Research in Rwanda: U of T undergrad analyzes impact of connecting isolated villages with roads
When Quan Le was in Rwanda making maps for a World Bank road project last summer, he found himself wondering whether people would take his cartography seriously if they knew it was being done by an undergraduate student from the University of Toronto.
Then his professor reported visiting the office of a Rwandan government official and spotting one of Le’s maps hanging prominently on the wall.
“That was pretty cool,” says Le, who came to Canada from Vietnam in 2010 when he was still in high school and just four years later became a research assistant for U of T economist Marco Gonzalez-Navarro through Ontario’s work-study program.
The chance to travel to Rwanda and do economics research in the field was the result of that experience. Gonzalez-Navarro was charged with evaluating the impact of a five-year project to connect isolated villages to the rural road system in Rwanda, funded by the World Bank and Innovations for Poverty Action, a U.S. non-profit. Le became part of Gonzalez-Navarro’s team, serving as the professor’s eyes and ears in Rwanda for six weeks in July and August 2015.
After graduation this year, Le will begin a two-year contract as a research assistant at the Stanford Institute for Economic Policy Research.
“During that interview, the professors at Stanford expected me to be very knowledgeable about this Rwanda project, because I’m part of the team that’s running it,” says Le. “I think if I didn’t have this position, I would never have gone to Stanford.”
The only undergraduate on the project, Le collected data to help create algorithms showing the impact of constructing better feeder routes for isolated villagers trying to get to national markets. The opportunity to actually go to Rwanda helped make all those numbers very real for Le, who says his field research experience was the highlight of his work.
“Even putting the market just 500 metres closer makes a big difference when you are carrying 20 kilograms of bananas or sweet potatoes back and forth on the road every day,” Le says. “I was able to make those numbers concrete, because it’s kind of hard to interpret data if you don’t know what it really means.
“You can read papers and you can look at pictures of the roads, but there’s always the value of experience — nothing beats being there.”
The trip also helped Le understand how rural surveys and field research are organized and conducted by agencies like the World Bank, with their vast experience in development economics.

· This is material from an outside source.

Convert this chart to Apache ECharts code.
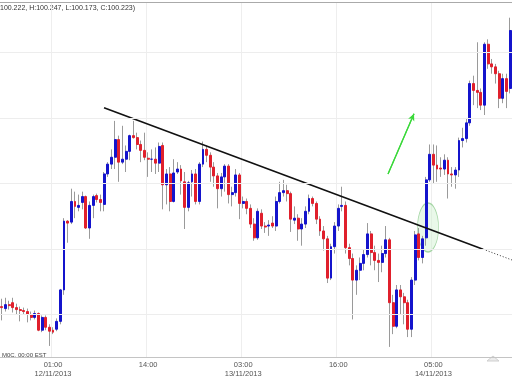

Le plans to focus on development economics in his future career and is interested in how “poverty traps” such as a lack of market access impact poor people in terms of income, opportunity and the costs of goods and services. Most Rwandans in rural areas have to walk or ride bikes to reach the markets in the hilly African nation.
“There are people in these pocket villages with no viable transportation to the general highways, because the existing feeder roads are so bad, but if you have a better road, the cost of trade is lower, and that facilitates access to national markets,” says Le.
“This experience in Rwanda helped provide a lot of context for that kind of situation. I want to be able to run one of these studies myself one day.”